Quantile regression for incomplete longitudinal data with selection by death

Quantile regressions are increasingly used to provide population norms for quantitative variables. Indeed, they do not require any Gaussian assumption for the response and allow to characterize its entire distribution through different quantiles. Quantile regressions are especially useful to provide norms of cognitive scores in the elderly that may help general practitioners to identify subjects with unexpectedly low cognitive level in routine examinations. These norms may be estimated from cohorts of elderly using quantile regression for longitudinal data, but this requires to properly account for selection by death, dropout and intermittent missing data. In this work, we extend the weighted estimating equation approach to estimate conditional quantiles in the population currently alive from mortal cohorts with dropout and intermittent missing data.

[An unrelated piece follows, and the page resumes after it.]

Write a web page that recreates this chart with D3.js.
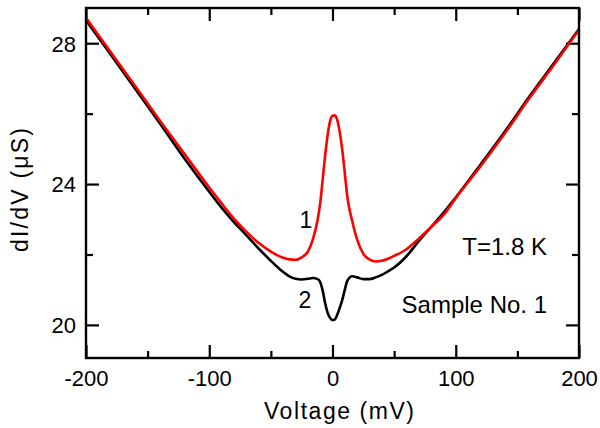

Suitable weight estimation procedures are provided for both monotone and intermittent missing data and under two missing-at-random assumptions, when the observation probability given that the subject is alive depends on the survival time (p-MAR assumption) or not (u-MAR assumption). Inference is performed through subject-level bootstrap. The method is validated in a simulation study and applied to the French cohort Paquid to estimate quantiles of a cognitive test in the elderly population currently alive. On one hand, the simulations show that the u-MAR analysis is quite robust when the true missingness mechanism is p-MAR. This is a useful result because computation of suitable weights for intermittent missing data under the p-MAR assumption is untractable. On the other hand, the simulations highlight, along with the real data analysis, the usefulness of suitable weights for intermittent missing data. This method is implemented in the R package weightQuant.